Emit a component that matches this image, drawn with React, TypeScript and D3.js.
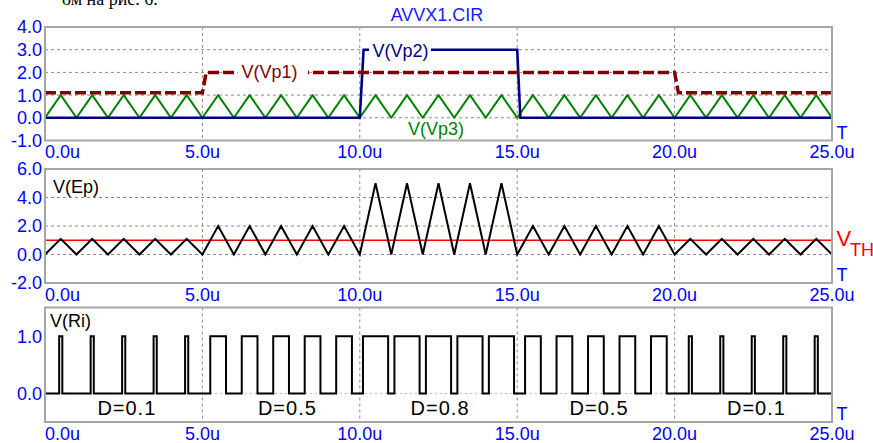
import React from 'react';
import * as d3 from 'd3';

// ---------- data ----------
const xTicks = [0, 5, 10, 15, 20, 25];
const xTickLabels = ['0.0u', '5.0u', '10.0u', '15.0u', '20.0u', '25.0u'];

const topYTicks = [4, 3, 2, 1, 0, -1];
const topYLabels = ['4.0', '3.0', '2.0', '1.0', '0.0', '-1.0'];
const midYTicks = [6, 4, 2, 0, -2];
const midYLabels = ['6.0', '4.0', '2.0', '0.0', '-2.0'];
const botYTicks = [1, 0];
const botYLabels = ['1.0', '0.0'];

// V(Vp1) step waveform (t in us, volts)
const vp1T = [0, 5, 5.12, 20, 20.12, 25];
const vp1V = [1.1, 1.1, 2.0, 2.0, 1.1, 1.1];

// V(Vp2) pulse
const vp2T = [0, 10, 10.12, 15, 15.1, 25];
const vp2V = [0, 0, 3.0, 3.0, 0, 0];

// Triangle sample times (us)
const triT = [
  0, 0.5, 1, 1.5, 2, 2.5, 3, 3.5, 4, 4.5, 5, 5.5, 6, 6.5, 7, 7.5, 8, 8.5, 9, 9.5,
  10, 10.5, 11, 11.5, 12, 12.5, 13, 13.5, 14, 14.5, 15, 15.5, 16, 16.5, 17, 17.5,
  18, 18.5, 19, 19.5, 20, 20.5, 21, 21.5, 22, 22.5, 23, 23.5, 24, 24.5, 25,
];
// V(Vp3) triangle 0..1
const vp3V = [
  0, 1, 0, 1, 0, 1, 0, 1, 0, 1, 0, 1, 0, 1, 0, 1, 0, 1, 0, 1,
  0, 1, 0, 1, 0, 1, 0, 1, 0, 1, 0, 1, 0, 1, 0, 1,
  0, 1, 0, 1, 0, 1, 0, 1, 0, 1, 0, 1, 0, 1, 0,
];
// V(Ep)
const epV = [
  0, 1.1, 0, 1.1, 0, 1.1, 0, 1.1, 0, 1.1, 0, 2, 0, 2, 0, 2, 0, 2, 0, 2,
  0, 5, 0, 5, 0, 5, 0, 5, 0, 5, 0, 2, 0, 2, 0, 2, 0, 2, 0, 2,
  0, 1.1, 0, 1.1, 0, 1.1, 0, 1.1, 0, 1.1, 0,
];
const vth = 1.0;

// V(Ri) PWM pulses: rising and falling edge times (us)
const riRise = [
  0.45, 1.45, 2.45, 3.45, 4.45,
  5.25, 6.25, 7.25, 8.25, 9.25,
  10.1, 11.1, 12.1, 13.1, 14.1,
  15.25, 16.25, 17.25, 18.25, 19.25,
  20.45, 21.45, 22.45, 23.45, 24.45,
];
const riFall = [
  0.55, 1.55, 2.55, 3.55, 4.55,
  5.75, 6.75, 7.75, 8.75, 9.75,
  10.9, 11.9, 12.9, 13.9, 14.9,
  15.75, 16.75, 17.75, 18.75, 19.75,
  20.55, 21.55, 22.55, 23.55, 24.55,
];

const dLabels = ['D=0.1', 'D=0.5', 'D=0.8', 'D=0.5', 'D=0.1'];
const dLabelT = [2.6, 7.7, 12.55, 17.6, 22.6];

// ---------- layout ----------
const W = 873;
const H = 443;
const FONT = 'Liberation Sans, Arial, Helvetica, sans-serif';
const X0 = 45;
const X1 = 832;

const x = d3.scaleLinear().domain([0, 25]).range([X0, X1]);
const yTop = d3.scaleLinear().domain([-1, 4]).range([140.5, 27]);
const yMid = d3.scaleLinear().domain([-2, 6]).range([283, 169]);
const yBot = d3.scaleLinear().domain([-0.5, 1.5]).range([422, 307.5]);

type Pt = [number, number];
const zip = (ts: number[], vs: number[]): Pt[] => ts.map((t, i) => [t, vs[i]]);

function Panel({
  y,
  yTicks,
  yLabels,
  hGrid,
  gridColor,
  gridDash,
}: {
  y: d3.ScaleLinear<number, number>;
  yTicks: number[];
  yLabels: string[];
  hGrid: number[];
  gridColor: string;
  gridDash: string;
}) {
  const [yb, yt] = y.range();
  return (
    <g>
      {xTicks.slice(1, -1).map((t) => (
        <line key={'v' + t} x1={x(t)} x2={x(t)} y1={yt} y2={yb} stroke="#8a8a8a" strokeWidth={1} strokeDasharray="3 3" />
      ))}
      {hGrid.map((v) => (
        <line key={'h' + v} x1={X0} x2={X1} y1={y(v)} y2={y(v)} stroke={gridColor} strokeWidth={1} strokeDasharray={gridDash} />
      ))}
      {yTicks.map((v, i) => (
        <text key={'yl' + v} x={42} y={y(v)} dy="0.36em" textAnchor="end" fontSize={18} fill="#0000ff" fontFamily={FONT}>
          {yLabels[i]}
        </text>
      ))}
      {xTicks.map((t, i) => (
        <text
          key={'xl' + t}
          x={i === 0 ? X0 : x(t)}
          y={yb + 17.5}
          textAnchor={i === 0 ? 'start' : 'middle'}
          fontSize={18}
          fill="#0000ff"
          fontFamily={FONT}
        >
          {xTickLabels[i]}
        </text>
      ))}
      <text x={836.5} y={yb - 2} fontSize={18} fill="#0000ff" fontFamily={FONT}>T</text>
    </g>
  );
}

function Frame({ y }: { y: d3.ScaleLinear<number, number> }) {
  const [yb, yt] = y.range();
  return <rect x={X0} y={yt} width={X1 - X0} height={yb - yt} fill="none" stroke="#a6a6a6" strokeWidth={2} />;
}

export default function App() {
  const lineTop = d3.line<Pt>().x((d) => x(d[0])).y((d) => yTop(d[1]));
  const lineMid = d3.line<Pt>().x((d) => x(d[0])).y((d) => yMid(d[1]));
  const lineBot = d3.line<Pt>().x((d) => x(d[0])).y((d) => yBot(d[1]));

  const riPts: Pt[] = [[0, 0]];
  riRise.forEach((r, i) => {
    riPts.push([r, 0], [r, 1], [riFall[i], 1], [riFall[i], 0]);
  });
  riPts.push([25, 0]);

  return (
    <svg width={W} height={H} style={{ position: 'absolute', left: 0, top: 0, background: '#fff' }}>
      <rect x={0} y={0} width={W} height={H} fill="#fff" />
      <text x={62} y={5} fontSize={18} fontFamily="Liberation Serif, Times New Roman, serif" fill="#000">
        ом на рис. 6.
      </text>
      <text x={437} y={20.5} textAnchor="middle" fontSize={18} fill="#1a1aff" fontFamily={FONT}>
        AVVX1.CIR
      </text>

      {/* ---------- top panel ---------- */}
      <Panel y={yTop} yTicks={topYTicks} yLabels={topYLabels} hGrid={[3, 2, 1, 0]} gridColor="#8a8a8a" gridDash="3 3" />
      <path d={lineTop(zip(triT, vp3V)) || ''} fill="none" stroke="#008000" strokeWidth={2} strokeLinejoin="round" />
      <path d={lineTop(zip(vp2T, vp2V)) || ''} fill="none" stroke="#000080" strokeWidth={2.6} />
      <path d={lineTop(zip(vp1T, vp1V)) || ''} fill="none" stroke="#800000" strokeWidth={3.5} strokeDasharray="11 4" />
      <rect x={238} y={62} width={70} height={19} fill="#fff" />
      <text x={241.5} y={77.5} fontSize={18} fill="#800000" fontFamily={FONT}>V(Vp1)</text>
      <rect x={369} y={40} width={62} height={19} fill="#fff" />
      <text x={372.5} y={57.3} fontSize={18} fill="#000080" fontFamily={FONT}>V(Vp2)</text>
      <text x={408} y={134.5} fontSize={18} fill="#008000" fontFamily={FONT}>V(Vp3)</text>
      <Frame y={yTop} />

      {/* ---------- middle panel ---------- */}
      <Panel y={yMid} yTicks={midYTicks} yLabels={midYLabels} hGrid={[4, 2, 0]} gridColor="#8a8a8a" gridDash="3 3" />
      <line x1={X0} x2={X1} y1={yMid(vth)} y2={yMid(vth)} stroke="#ff0000" strokeWidth={1.5} />
      <path d={lineMid(zip(triT, epV)) || ''} fill="none" stroke="#000" strokeWidth={2} strokeLinejoin="miter" />
      <text x={53} y={192.8} fontSize={18} fill="#000" fontFamily={FONT}>V(Ep)</text>
      <text x={836.5} y={246} fontSize={22} fill="#ff0000" fontFamily={FONT}>V</text>
      <text x={850} y={256} fontSize={18} fill="#ff0000" fontFamily={FONT}>TH</text>
      <Frame y={yMid} />

      {/* ---------- bottom panel ---------- */}
      <Panel y={yBot} yTicks={botYTicks} yLabels={botYLabels} hGrid={[0]} gridColor="#b8b8b8" gridDash="2 3" />
      <path d={lineBot(riPts) || ''} fill="none" stroke="#000" strokeWidth={2} />
      <text x={50} y={327.3} fontSize={18} fill="#000" fontFamily={FONT}>V(Ri)</text>
      {dLabels.map((s, i) => (
        <text key={'d' + i} x={x(dLabelT[i])} y={414.5} textAnchor="middle" fontSize={20} letterSpacing={1} fill="#000" fontFamily={FONT}>
          {s}
        </text>
      ))}
      <Frame y={yBot} />
    </svg>
  );
}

-*-

## WHAT IS ASKED
Repeat the listing above exactly from its first line to the line containing "['0.0u', '5.0u', '10.0u', '15.0u', '20.0u', '25.0u'];", both included, and omit the pictures.

## SOLUTION FOR THIS PROBLEM
Emit a component that matches this image, drawn with React, TypeScript and D3.js.
import React from 'react';
import * as d3 from 'd3';

// ---------- data ----------
const xTicks = [0, 5, 10, 15, 20, 25];
const xTickLabels = ['0.0u', '5.0u', '10.0u', '15.0u', '20.0u', '25.0u'];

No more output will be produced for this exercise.